(begin)

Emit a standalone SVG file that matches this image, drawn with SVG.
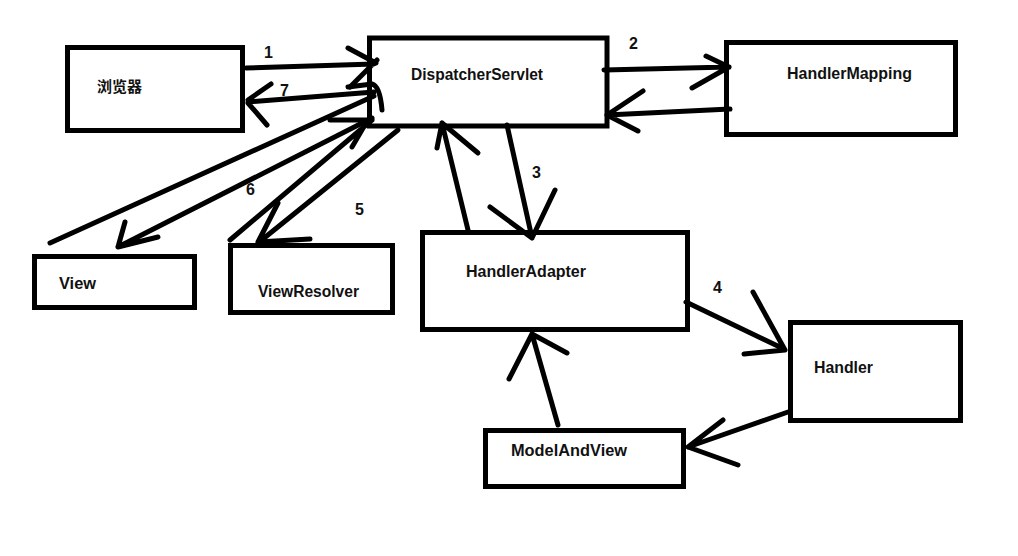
<svg xmlns="http://www.w3.org/2000/svg" width="1018" height="556" viewBox="0 0 1018 556">
<style>
.box{fill:#fff;stroke:#000;stroke-width:5}
.c{fill:none;stroke:#000;stroke-width:5;stroke-linecap:round;stroke-linejoin:round}
.t{font-family:"Liberation Sans","Noto Sans",Arial,sans-serif;font-weight:bold;font-size:16px;fill:#111}
.cjk{font-family:"Noto Sans CJK SC","Liberation Sans",sans-serif;font-weight:bold;font-size:15px;fill:#111}
</style>
<rect width="1018" height="556" fill="#fff"/>
<g id="browser">
  <rect class="box" x="67.5" y="47.5" width="175" height="83"/>
  <text class="cjk" x="97" y="92">浏览器</text>
</g>
<g id="dispatcherServlet">
  <rect class="box" x="369.5" y="38" width="237.5" height="88"/>
  <text class="t" x="411" y="80" textLength="132" lengthAdjust="spacingAndGlyphs">DispatcherServlet</text>
</g>
<g id="handlerMapping">
  <rect class="box" x="726.5" y="42.5" width="229" height="92"/>
  <text class="t" x="787" y="79" textLength="125" lengthAdjust="spacingAndGlyphs">HandlerMapping</text>
</g>
<g id="handlerAdapter">
  <rect class="box" x="422.5" y="232.5" width="265" height="97"/>
  <text class="t" x="466" y="277" textLength="120" lengthAdjust="spacingAndGlyphs">HandlerAdapter</text>
</g>
<g id="handler">
  <rect class="box" x="790.5" y="322.5" width="170" height="98"/>
  <text class="t" x="814" y="373" textLength="59" lengthAdjust="spacingAndGlyphs">Handler</text>
</g>
<g id="modelAndView">
  <rect class="box" x="485.5" y="430.5" width="198" height="56"/>
  <text class="t" x="511" y="456" textLength="116" lengthAdjust="spacingAndGlyphs">ModelAndView</text>
</g>
<g id="view">
  <rect class="box" x="34.5" y="256.5" width="160" height="51"/>
  <text class="t" x="59" y="289" textLength="37" lengthAdjust="spacingAndGlyphs">View</text>
</g>
<g id="viewResolver">
  <rect class="box" x="230.5" y="245.5" width="162" height="67"/>
  <text class="t" x="258" y="297" textLength="101" lengthAdjust="spacingAndGlyphs">ViewResolver</text>
</g>
<g id="connectors">
  <!-- 1: browser -> DispatcherServlet -->
  <path class="c" d="M246,68 L374,64 M348,48 L376,63 M350,87 L377,60"/>
  <!-- 7: DispatcherServlet -> browser -->
  <path class="c" d="M374,92 L248,102 M271,84 L248,100 M267,125 L248,103"/>
  <path class="c" d="M348,87 L372,84 Q380,86 382,110"/>
  <!-- View lines -->
  <path class="c" d="M50,243 L374,96"/>
  <path class="c" d="M372,118 L118,247 M125,222 L118,247 M158,237 L118,247"/>
  <!-- ViewResolver lines -->
  <path class="c" d="M230,240 L372,120 M330,120 L372,120 M352,147 L366,123"/>
  <path class="c" d="M398,130 L258,243 M310,239 L258,242 M278,203 L258,242"/>
  <!-- 2: DS -> HandlerMapping -->
  <path class="c" d="M604,70 L729,67 M706,56 L729,67 M692,88 L729,67"/>
  <!-- HandlerMapping -> DS -->
  <path class="c" d="M730,109 L607,115 M643,91 L607,115 M638,131 L607,115"/>
  <!-- HA -> DS -->
  <path class="c" d="M468,230 L442,123 M437,148 L442,123 M478,153 L442,123"/>
  <!-- 3: DS -> HA -->
  <path class="c" d="M507,125 L532,238 M490,207 L532,238 M555,190 L532,238"/>
  <!-- 4: HA -> Handler -->
  <path class="c" d="M686,302 L784,349 M753,292 L785,350 M744,354 L785,350"/>
  <!-- Handler -> ModelAndView -->
  <path class="c" d="M788,412 L688,447 M723,420 L688,447 M738,465 L688,447"/>
  <!-- ModelAndView -> HA -->
  <path class="c" d="M558,425 L532,334 M509,379 L532,334 M567,353 L532,334"/>
</g>
<g id="labels">
  <text class="t" x="264" y="58">1</text>
  <text class="t" x="629" y="49">2</text>
  <text class="t" x="532" y="178">3</text>
  <text class="t" x="713" y="293">4</text>
  <text class="t" x="355" y="215">5</text>
  <text class="t" x="246" y="195">6</text>
  <text class="t" x="280" y="96">7</text>
</g>
</svg>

(end)

# [What is required]
Leave out the pictures and print every line of the data exactly.

# [Result for this task]
Emit a standalone SVG file that matches this image, drawn with SVG.
<svg xmlns="http://www.w3.org/2000/svg" width="1018" height="556" viewBox="0 0 1018 556">
<style>
.box{fill:#fff;stroke:#000;stroke-width:5}
.c{fill:none;stroke:#000;stroke-width:5;stroke-linecap:round;stroke-linejoin:round}
.t{font-family:"Liberation Sans","Noto Sans",Arial,sans-serif;font-weight:bold;font-size:16px;fill:#111}
.cjk{font-family:"Noto Sans CJK SC","Liberation Sans",sans-serif;font-weight:bold;font-size:15px;fill:#111}
</style>
<rect width="1018" height="556" fill="#fff"/>
<g id="browser">
  <rect class="box" x="67.5" y="47.5" width="175" height="83"/>
  <text class="cjk" x="97" y="92">浏览器</text>
</g>
<g id="dispatcherServlet">
  <rect class="box" x="369.5" y="38" width="237.5" height="88"/>
  <text class="t" x="411" y="80" textLength="132" lengthAdjust="spacingAndGlyphs">DispatcherServlet</text>
</g>
<g id="handlerMapping">
  <rect class="box" x="726.5" y="42.5" width="229" height="92"/>
  <text class="t" x="787" y="79" textLength="125" lengthAdjust="spacingAndGlyphs">HandlerMapping</text>
</g>
<g id="handlerAdapter">
  <rect class="box" x="422.5" y="232.5" width="265" height="97"/>
  <text class="t" x="466" y="277" textLength="120" lengthAdjust="spacingAndGlyphs">HandlerAdapter</text>
</g>
<g id="handler">
  <rect class="box" x="790.5" y="322.5" width="170" height="98"/>
  <text class="t" x="814" y="373" textLength="59" lengthAdjust="spacingAndGlyphs">Handler</text>
</g>
<g id="modelAndView">
  <rect class="box" x="485.5" y="430.5" width="198" height="56"/>
  <text class="t" x="511" y="456" textLength="116" lengthAdjust="spacingAndGlyphs">ModelAndView</text>
</g>
<g id="view">
  <rect class="box" x="34.5" y="256.5" width="160" height="51"/>
  <text class="t" x="59" y="289" textLength="37" lengthAdjust="spacingAndGlyphs">View</text>
</g>
<g id="viewResolver">
  <rect class="box" x="230.5" y="245.5" width="162" height="67"/>
  <text class="t" x="258" y="297" textLength="101" lengthAdjust="spacingAndGlyphs">ViewResolver</text>
</g>
<g id="connectors">
  <!-- 1: browser -> DispatcherServlet -->
  <path class="c" d="M246,68 L374,64 M348,48 L376,63 M350,87 L377,60"/>
  <!-- 7: DispatcherServlet -> browser -->
  <path class="c" d="M374,92 L248,102 M271,84 L248,100 M267,125 L248,103"/>
  <path class="c" d="M348,87 L372,84 Q380,86 382,110"/>
  <!-- View lines -->
  <path class="c" d="M50,243 L374,96"/>
  <path class="c" d="M372,118 L118,247 M125,222 L118,247 M158,237 L118,247"/>
  <!-- ViewResolver lines -->
  <path class="c" d="M230,240 L372,120 M330,120 L372,120 M352,147 L366,123"/>
  <path class="c" d="M398,130 L258,243 M310,239 L258,242 M278,203 L258,242"/>
  <!-- 2: DS -> HandlerMapping -->
  <path class="c" d="M604,70 L729,67 M706,56 L729,67 M692,88 L729,67"/>
  <!-- HandlerMapping -> DS -->
  <path class="c" d="M730,109 L607,115 M643,91 L607,115 M638,131 L607,115"/>
  <!-- HA -> DS -->
  <path class="c" d="M468,230 L442,123 M437,148 L442,123 M478,153 L442,123"/>
  <!-- 3: DS -> HA -->
  <path class="c" d="M507,125 L532,238 M490,207 L532,238 M555,190 L532,238"/>
  <!-- 4: HA -> Handler -->
  <path class="c" d="M686,302 L784,349 M753,292 L785,350 M744,354 L785,350"/>
  <!-- Handler -> ModelAndView -->
  <path class="c" d="M788,412 L688,447 M723,420 L688,447 M738,465 L688,447"/>
  <!-- ModelAndView -> HA -->
  <path class="c" d="M558,425 L532,334 M509,379 L532,334 M567,353 L532,334"/>
</g>
<g id="labels">
  <text class="t" x="264" y="58">1</text>
  <text class="t" x="629" y="49">2</text>
  <text class="t" x="532" y="178">3</text>
  <text class="t" x="713" y="293">4</text>
  <text class="t" x="355" y="215">5</text>
  <text class="t" x="246" y="195">6</text>
  <text class="t" x="280" y="96">7</text>
</g>
</svg>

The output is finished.